Renk Recovers 14.7% in a Week, but Overbought Signals and a Key Shareholder Exit Test the Rally
31.05.2026 - 19:12:31 | boerse-global.de
The recent surge in Renk shares has been nothing short of eye-catching. After closing at €56.31 on Friday — a daily gain of 1.19% — the stock notched up a weekly advance of 14.71%, snapping a period of weakness that had dragged the defence contractor’s equity nearly 28% below its 52-week peak. Yet the rally now enters a delicate phase, with technical overbought conditions, a major shareholder reduction, and a week heavy with macro data all bearing down on the price.
The speed of the rebound has pushed the relative strength indicator to 73.4, firmly into overbought territory. That alone suggests caution: after such a rapid move, profit-taking becomes a real risk. The shares are currently trading 8.95% above their 50-day moving average but remain 4.97% below the 200-day line, a zone near €58.75 that has historically acted as a resistance level. From the 52-week low of €43.99, the stock has already clawed back 28.01%, meaning the easy part of the recovery may be over.
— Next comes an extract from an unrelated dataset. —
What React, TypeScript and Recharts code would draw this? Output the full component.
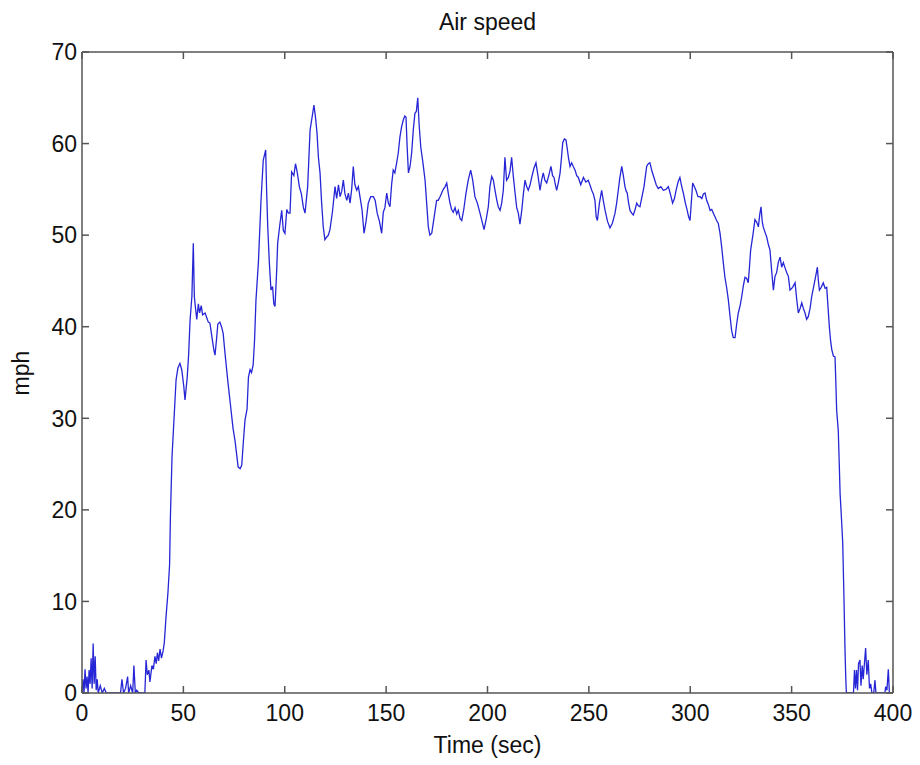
import React from 'react';
import { LineChart, Line, XAxis, YAxis } from 'recharts';

// time in seconds
const times = [
  0, 0.5, 1, 1.5, 2, 2.5, 3, 3.5, 4, 4.5, 5, 5.5, 6, 6.5, 7, 7.5, 8, 9, 10, 11, 12, 19,
  19.7, 20.5, 21.5, 22.5, 23, 24, 25, 25.6, 26.3, 27, 28, 31, 31.6, 32.2, 33, 33.5, 34.5, 35.2,
  36, 36.6, 37.2, 37.8, 38.5, 39.2, 40, 40.6, 41.4, 42.4, 43.2, 43.6, 44.4, 45.4, 46.4, 47.3,
  48.3, 49.2, 50.2, 50.8, 51.9, 52.6, 53.3, 54.2, 54.9, 55.4, 56, 56.6, 57.4, 58, 58.8, 59.5,
  60.7, 61.5, 62.3, 63.1, 64, 65, 65.6, 66.3, 67, 68, 68.8, 69.6, 70.8, 72, 73.2, 74.5, 75.5,
  76.3, 77, 78, 78.8, 79.6, 80.4, 81.4, 82.1, 82.9, 83.6, 84.4, 85.1, 85.8, 87, 88.3, 89.4,
  90.6, 91, 91.6, 92.4, 93.2, 94, 94.6, 95.2, 96, 96.5, 97.5, 98.5, 99.3, 100.1, 101, 101.8,
  102.6, 103.4, 104.5, 105.3, 106.2, 107.2, 108.2, 109.2, 110, 111.3, 112.5, 113.5, 114.4,
  115.2, 115.9, 116.6, 117.4, 118.2, 119, 119.8, 120.7, 121.5, 122.3, 123.5, 124.8, 125.6,
  126.5, 127.3, 128.1, 128.9, 129.7, 130.6, 131.4, 132.2, 133, 133.8, 134.6, 135.5, 136.3,
  137.1, 138.1, 139.1, 140.1, 141.2, 142.4, 143.7, 144.6, 145.6, 146.7, 147.8, 148.6, 149.4,
  150.3, 151.1, 151.9, 152.7, 153.5, 154.3, 155.2, 156, 156.8, 157.6, 158.5, 159.2, 159.8,
  160.4, 161, 161.8, 162.6, 163.4, 164.2, 164.9, 165.6, 166.3, 167.1, 168.1, 169.2, 170,
  170.8, 171.6, 172.5, 173.7, 174.9, 175.7, 176.6, 177.4, 178.2, 179.1, 179.9, 180.7, 181.5,
  182.3, 183.1, 184, 184.8, 185.6, 186.5, 187.3, 188.3, 189.4, 190.5, 191.7, 192.7, 193.8,
  195, 196.3, 197.3, 198.3, 199.4, 200.4, 201.2, 202.1, 202.9, 203.7, 204.6, 205.3, 206.2,
  207, 207.8, 208.6, 209.4, 210.3, 211.1, 211.9, 212.7, 213.6, 214.4, 215.2, 216, 216.9,
  217.7, 218.5, 219.3, 220.1, 221, 221.8, 222.9, 223.9, 224.9, 225.9, 226.7, 227.5, 228.3,
  229.2, 230.2, 231.3, 232.1, 232.8, 233.5, 234.1, 235, 235.8, 236.5, 237.1, 237.9, 238.7,
  239.3, 239.9, 240.7, 241.5, 242.3, 243.2, 244, 244.8, 246, 247.3, 248.5, 249.7, 250.5,
  251.4, 252.2, 253, 253.6, 254.2, 255.2, 256.3, 257.1, 258, 259.2, 260.4, 261.6, 262.9,
  263.7, 264.5, 265.3, 266.2, 267, 267.8, 268.4, 268.9, 269.6, 270.3, 271.1, 271.9, 272.8,
  273.6, 274.4, 275.2, 276.2, 277.2, 277.9, 278.5, 279.3, 280.1, 281.1, 282.1, 283.2, 284.2,
  285.5, 286.7, 288, 289.2, 290.3, 291.3, 292.2, 293, 294, 294.9, 295.8, 296.6, 297.6, 298.5,
  299.2, 299.9, 300.5, 301.2, 302, 302.8, 303.8, 304.8, 305.7, 306.5, 307.3, 308.1, 309,
  309.8, 310.6, 311.4, 312.2, 313, 313.8, 314.7, 315.5, 316.3, 317.1, 318, 318.8, 319.6,
  320.4, 321.2, 322.1, 322.9, 323.7, 324.6, 325.4, 326.2, 327, 327.8, 328.6, 329.2, 329.8,
  330.9, 331.9, 332.8, 333.6, 334.3, 334.9, 335.5, 336, 336.9, 337.7, 338.5, 339.3, 340.2,
  341, 341.8, 342.6, 343.4, 344.3, 345.1, 345.9, 346.8, 347.6, 348.4, 349.2, 350.5, 351.7,
  352.5, 353.3, 354.2, 355, 355.8, 356.6, 357.4, 358.2, 359.1, 359.9, 360.7, 361.5, 362.1,
  362.7, 363.2, 363.7, 364.6, 365.6, 366.5, 367.3, 368, 368.6, 369.2, 369.8, 370.6, 371.4,
  371.8, 372.2, 373, 373.5, 373.9, 374.6, 375.2, 375.8, 376.3, 376.7, 377, 380.5, 381, 381.5,
  382, 382.5, 383, 383.7, 384.2, 384.8, 385.3, 386, 386.5, 387.1, 387.8, 388.4, 389, 389.6,
  390.5, 391.1, 391.6, 396, 396.4, 397, 397.7, 398.2
];

// air speed in mph
const speeds = [
  0, 1.5, 0, 2.6, 0.5, 1.8, 0, 2.5, 1, 3.8, 0.5, 5.4, 1, 4, 0.3, 1.5, 0, 0.8, 0, 0.5, 0, 0,
  1.5, 0, 0.5, 1.8, 0, 0.8, 0, 3, 0, 0.3, 0, 0, 3.6, 2, 2.5, 1.2, 3, 2.6,
  4, 3.2, 4.4, 3.5, 4.8, 3.8, 4.6, 5.5, 8.2, 11, 14, 19.2, 25.8, 30, 34.2, 35.5,
  36, 35.3, 33.5, 32, 34.5, 37, 40.7, 43.3, 49.1, 43.3, 42, 40.8, 42.5, 41.5, 42.3, 41.3,
  41.5, 41, 40.5, 40.4, 39, 37.5, 36.9, 38.5, 40.3, 40.5, 40, 39.3, 36.5, 33.9, 31.5, 28.9, 27.5,
  26, 24.7, 24.5, 24.9, 27.5, 29.8, 31, 34.5, 35.3, 35, 35.8, 38.5, 42.9, 47, 53.8, 58.2,
  59.3, 55.3, 51, 47, 44, 44.4, 42.5, 42.2, 46, 49.1, 51, 52.7, 50.5, 50.2, 52.8, 52.4,
  52.4, 56.9, 56.5, 57.8, 56.8, 55.3, 54.5, 53, 52.4, 55.3, 61.5, 62.9, 64.2,
  62.8, 61.2, 58.5, 56.8, 53.5, 50.9, 49.5, 49.8, 50, 50.6, 52.5, 55.3, 54,
  55.5, 54.2, 54.8, 56, 54.5, 53.8, 54.6, 53.5, 55, 57.5, 55.5, 54.9, 55.3,
  54.2, 52.8, 50.2, 51.5, 53.5, 54.2, 54.2, 53.8, 52.4, 51.5, 50.2, 52.5, 53,
  54.6, 53.5, 53.1, 55.5, 57.1, 56.8, 57.9, 59, 60.7, 61.8, 62.6, 63, 62.9,
  59.5, 56.8, 57.5, 59, 61.5, 63.3, 63.5, 65, 62, 59.6, 58, 56, 53.5,
  50.9, 50, 50.2, 52, 53.8, 53.8, 54.2, 54.6, 55, 55.3, 55.7, 54.5, 53.5,
  52.8, 52.5, 53, 52.3, 52.7, 51.8, 51.6, 52.8, 54.6, 56, 57.1, 56, 54.2,
  53.5, 52.4, 51.5, 50.6, 51.8, 53.1, 55.3, 56.4, 56, 54.9, 53.8, 53.1, 52.7,
  53.5, 54.9, 58.5, 56, 56.3, 57, 58.5, 56.5, 54.6, 53, 52.4, 51.2, 52.7,
  54.5, 56, 55.3, 54.9, 55.5, 56.3, 57.3, 57.9, 56.5, 54.9, 56, 56.8, 56,
  55.7, 56.5, 57.5, 56.5, 56.3, 55.5, 54.9, 55.8, 56.8, 58.5, 60.1, 60.5, 60.4,
  59.5, 58.5, 57.5, 57.9, 57.5, 57.1, 56.5, 56.3, 55.5, 56.3, 55.8, 56, 55.5,
  54.9, 54.5, 53.8, 52, 51.6, 53.5, 54.9, 53.8, 52.7, 51.5, 50.8, 51.3, 52.4,
  53.5, 54.9, 56.3, 57.5, 56.5, 55.3, 54.8, 54.6, 53.5, 52.7, 52.4, 52.2, 52.8,
  53.5, 53.2, 53.1, 54.2, 55.3, 56.5, 57.5, 57.8, 57.9, 57, 56.3, 55.5, 55.1,
  55.3, 54.9, 55, 55.3, 54.4, 53.5, 54, 54.9, 55.8, 56.3, 55.3, 54.6, 53.5, 52.7,
  52, 51.6, 53.5, 55.7, 55.3, 54.9, 54.2, 54.2, 54, 54.5, 54.6, 53.8, 53.3,
  52.7, 52.8, 52.4, 52, 51.6, 51.3, 50.2, 48.7, 47, 45.4, 44.2, 42.9, 41.2,
  39.6, 38.8, 38.8, 40.3, 41.5, 42.3, 43.3, 44.5, 45.4, 45.3, 44.8, 46.5, 48.4,
  50, 51.7, 51.4, 50.9, 52.3, 53.1, 51.5, 50.9, 50.3, 49.8, 49, 48.4, 46,
  44, 45.5, 45.9, 47, 47.6, 46.5, 47, 46.4, 45.9, 45.5, 44, 44.3, 44.8,
  43, 41.5, 42, 42.6, 42, 41.5, 40.8, 41.1, 42, 43.3, 44.2, 45.1, 45.8,
  46.5, 45, 44, 44.3, 44.8, 44.2, 44.3, 42, 40, 38.5, 37.5, 36.8, 36.7,
  34, 30.9, 28.7, 25, 21.8, 19, 16.4, 10.5, 5, 1.7, 0, 0, 2.5, 0.5,
  2.5, 0.3, 3.2, 3.6, 0.8, 3, 1.5, 3.5, 4.9, 2, 3.6, 0.5, 1, 0,
  0, 1.4, 0, 0, 0.7, 0.3, 2.6, 0
];

const xTicks = [0, 50, 100, 150, 200, 250, 300, 350, 400];
const yTicks = [0, 10, 20, 30, 40, 50, 60, 70];

const rows = times.map((t, i) => ({ t, v: speeds[i] }));

const FONT = '"Liberation Sans", Arial, Helvetica, sans-serif';
const TICK_LEN = 7;
const BOX = '#555';

const BottomTick = (props: any) => {
  const { x, y, payload } = props;
  return (
    <g>
      <line x1={x} y1={y} x2={x} y2={y - TICK_LEN} stroke={BOX} strokeWidth={1.5} />
      <text x={x} y={y + 28} textAnchor="middle" fontSize={23} fontFamily={FONT} fill="#111">
        {payload.value}
      </text>
    </g>
  );
};

const TopTick = (props: any) => {
  const { x, y } = props;
  return <line x1={x} y1={y} x2={x} y2={y + TICK_LEN} stroke={BOX} strokeWidth={1.5} />;
};

const LeftTick = (props: any) => {
  const { x, y, payload } = props;
  return (
    <g>
      <line x1={x} y1={y} x2={x + TICK_LEN} y2={y} stroke={BOX} strokeWidth={1.5} />
      <text x={x - 5} y={y} dy="0.36em" textAnchor="end" fontSize={23} fontFamily={FONT} fill="#111">
        {payload.value}
      </text>
    </g>
  );
};

const RightTick = (props: any) => {
  const { x, y } = props;
  return <line x1={x} y1={y} x2={x - TICK_LEN} y2={y} stroke={BOX} strokeWidth={1.5} />;
};

export default function App() {
  return (
    <div style={{ position: 'absolute', left: 0, top: 0, width: 920, height: 765, background: '#fff' }}>
      <LineChart
        width={920}
        height={765}
        data={rows}
        margin={{ top: 51, right: 26, bottom: 71, left: 81 }}
      >
        <XAxis
          xAxisId="bottom"
          dataKey="t"
          type="number"
          domain={[0, 400]}
          ticks={xTicks}
          allowDataOverflow
          height={1}
          tickSize={0}
          tickMargin={0}
          tickLine={false}
          tick={<BottomTick />}
          axisLine={{ stroke: BOX, strokeWidth: 1.5 }}
          interval={0}
        />
        <XAxis
          xAxisId="top"
          orientation="top"
          dataKey="t"
          type="number"
          domain={[0, 400]}
          ticks={xTicks}
          allowDataOverflow
          height={1}
          tickSize={0}
          tickMargin={0}
          tickLine={false}
          tick={<TopTick />}
          axisLine={{ stroke: BOX, strokeWidth: 1.5 }}
          interval={0}
        />
        <YAxis
          yAxisId="left"
          type="number"
          domain={[0, 70]}
          ticks={yTicks}
          allowDataOverflow
          width={1}
          tickSize={0}
          tickMargin={0}
          tickLine={false}
          tick={<LeftTick />}
          axisLine={{ stroke: BOX, strokeWidth: 1.5 }}
          interval={0}
        />
        <YAxis
          yAxisId="right"
          orientation="right"
          type="number"
          domain={[0, 70]}
          ticks={yTicks}
          allowDataOverflow
          width={1}
          tickSize={0}
          tickMargin={0}
          tickLine={false}
          tick={<RightTick />}
          axisLine={{ stroke: BOX, strokeWidth: 1.5 }}
          interval={0}
        />
        <Line
          xAxisId="top"
          yAxisId="right"
          dataKey="v"
          stroke="none"
          dot={false}
          activeDot={false}
          isAnimationActive={false}
        />
        <Line
          xAxisId="bottom"
          yAxisId="left"
          type="linear"
          dataKey="v"
          stroke="#2626d6"
          strokeWidth={1.3}
          dot={false}
          activeDot={false}
          isAnimationActive={false}
        />
      </LineChart>
      <svg
        width={920}
        height={765}
        style={{ position: 'absolute', left: 0, top: 0, pointerEvents: 'none' }}
      >
        <text x={487.5} y={30} textAnchor="middle" fontSize={23} fontFamily={FONT} fill="#111">
          Air speed
        </text>
        <text x={487.5} y={753} textAnchor="middle" fontSize={23} fontFamily={FONT} fill="#111">
          Time (sec)
        </text>
        <text
          x={0}
          y={0}
          transform="translate(29, 373) rotate(-90)"
          textAnchor="middle"
          fontSize={23}
          fontFamily={FONT}
          fill="#111"
        >
          mph
        </text>
      </svg>
    </div>
  );
}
Fundamentally, however, the picture remains supportive. First-quarter numbers showed order intake of €582.3 million and revenue of €283.6 million, with an adjusted EBIT margin of 15.0%. The order backlog has swelled to around €6.9 billion, underpinned by strong demand in the Vehicle Mobility Solutions segment — particularly drivetrains for armoured vehicles such as the Leopard battle tank. Management has reiterated full-year guidance for revenue above €1.5 billion and adjusted EBIT of between €255 million and €285 million, with more than 90% of the projected turnover already secured under contract.
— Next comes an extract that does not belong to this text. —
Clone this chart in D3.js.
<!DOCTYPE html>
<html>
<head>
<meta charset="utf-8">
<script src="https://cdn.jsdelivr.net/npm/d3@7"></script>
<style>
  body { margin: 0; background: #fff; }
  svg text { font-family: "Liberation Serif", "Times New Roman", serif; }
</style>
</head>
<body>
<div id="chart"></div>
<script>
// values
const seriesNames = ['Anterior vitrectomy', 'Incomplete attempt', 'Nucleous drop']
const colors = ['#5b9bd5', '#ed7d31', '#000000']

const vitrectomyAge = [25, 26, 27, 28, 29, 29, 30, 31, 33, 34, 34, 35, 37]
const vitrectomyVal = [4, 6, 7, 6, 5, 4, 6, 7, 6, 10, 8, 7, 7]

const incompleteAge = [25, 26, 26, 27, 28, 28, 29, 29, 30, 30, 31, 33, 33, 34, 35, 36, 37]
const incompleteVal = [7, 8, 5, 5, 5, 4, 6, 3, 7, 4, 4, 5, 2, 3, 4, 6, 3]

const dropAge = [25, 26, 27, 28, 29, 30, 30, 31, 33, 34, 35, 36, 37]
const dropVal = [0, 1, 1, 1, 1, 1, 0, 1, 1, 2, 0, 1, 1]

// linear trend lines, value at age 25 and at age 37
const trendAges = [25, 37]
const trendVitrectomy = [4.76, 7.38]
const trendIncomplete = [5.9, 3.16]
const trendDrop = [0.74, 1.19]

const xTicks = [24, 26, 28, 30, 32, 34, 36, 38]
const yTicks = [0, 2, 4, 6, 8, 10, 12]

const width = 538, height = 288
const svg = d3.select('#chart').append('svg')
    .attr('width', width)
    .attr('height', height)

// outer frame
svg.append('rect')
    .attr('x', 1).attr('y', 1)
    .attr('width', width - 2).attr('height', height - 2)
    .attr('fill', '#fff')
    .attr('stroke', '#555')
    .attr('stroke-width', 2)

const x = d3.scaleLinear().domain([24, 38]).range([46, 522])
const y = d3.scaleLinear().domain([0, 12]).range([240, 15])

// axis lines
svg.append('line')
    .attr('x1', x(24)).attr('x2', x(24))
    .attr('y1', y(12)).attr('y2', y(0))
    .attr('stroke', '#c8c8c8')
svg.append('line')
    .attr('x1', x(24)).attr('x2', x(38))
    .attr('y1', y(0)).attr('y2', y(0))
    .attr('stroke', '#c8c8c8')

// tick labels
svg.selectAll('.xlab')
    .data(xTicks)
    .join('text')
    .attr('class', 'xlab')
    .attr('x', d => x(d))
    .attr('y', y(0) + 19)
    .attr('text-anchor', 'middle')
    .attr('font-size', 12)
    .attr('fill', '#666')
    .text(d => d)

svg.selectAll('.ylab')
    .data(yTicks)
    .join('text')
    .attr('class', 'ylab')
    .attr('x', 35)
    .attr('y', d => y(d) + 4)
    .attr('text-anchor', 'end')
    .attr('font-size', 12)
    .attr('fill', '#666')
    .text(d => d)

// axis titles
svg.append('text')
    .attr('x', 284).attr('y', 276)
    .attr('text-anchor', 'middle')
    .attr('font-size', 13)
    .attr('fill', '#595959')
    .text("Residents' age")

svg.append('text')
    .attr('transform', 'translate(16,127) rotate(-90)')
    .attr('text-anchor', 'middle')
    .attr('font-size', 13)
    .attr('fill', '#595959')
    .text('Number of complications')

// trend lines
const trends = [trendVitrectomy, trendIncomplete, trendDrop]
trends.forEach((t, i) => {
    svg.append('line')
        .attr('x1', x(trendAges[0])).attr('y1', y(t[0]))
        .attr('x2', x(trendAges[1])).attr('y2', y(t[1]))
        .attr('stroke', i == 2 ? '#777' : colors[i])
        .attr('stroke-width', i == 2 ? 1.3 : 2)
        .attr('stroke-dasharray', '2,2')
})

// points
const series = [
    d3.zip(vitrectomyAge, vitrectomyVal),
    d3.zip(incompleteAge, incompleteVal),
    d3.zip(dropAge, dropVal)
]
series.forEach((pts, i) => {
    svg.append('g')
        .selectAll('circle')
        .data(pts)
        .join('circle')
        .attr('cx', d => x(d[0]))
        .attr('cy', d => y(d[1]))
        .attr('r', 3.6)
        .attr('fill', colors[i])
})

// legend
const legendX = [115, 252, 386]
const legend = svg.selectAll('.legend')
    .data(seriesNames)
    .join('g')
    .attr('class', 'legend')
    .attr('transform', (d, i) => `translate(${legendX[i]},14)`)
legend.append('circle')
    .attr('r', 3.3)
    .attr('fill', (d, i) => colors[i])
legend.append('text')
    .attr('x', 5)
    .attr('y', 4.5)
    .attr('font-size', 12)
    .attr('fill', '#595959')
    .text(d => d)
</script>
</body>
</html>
Should investors sell immediately? Or is it worth buying Renk?
That robust operational backdrop is being accompanied by a notable shift in Renk’s shareholder structure. The Franco-German defence group KNDS recently placed approximately 5.8 million Renk shares with institutional investors at €45.10 apiece, representing about 5.8% of the share capital. While the discounted placement initially weighed on the stock, the move increases the free float and enhances liquidity — a factor that large institutional holders typically prize, especially in a mid-cap name with strong defence exposure.
The coming days bring no direct corporate updates from Renk itself, leaving the share price to be governed by external data points. Highlights include the eurozone flash inflation estimate for May on Tuesday and the US employment report on Friday. PMI readings for manufacturing and services are also due. Because defence stocks like Renk are sensitive to interest-rate expectations — higher rates tend to compress valuations on growth-oriented names — the inflation figures will be closely watched.
The next fixed milestone is the ordinary annual general meeting scheduled for June 10 in Augsburg. Among the items on the agenda are the appropriation of the retained profit, a proposed dividend payment, and the election of Dr. Klaus Richter as the new supervisory board chairman. That event could provide fresh narrative momentum for the stock, but until then the near-term direction hinges on whether the market can digest the recent gains.
On the downside, a slip below €55 would call the rally into question, suggesting the move was merely a short-covering bounce. On the upside, a sustained advance above the 200-day moving average would confirm a more durable turnaround. With the AGM serving as a potential catalyst and the macro calendar offering plenty of volatility, Renk’s shares are entering a crucial test of their newfound strength.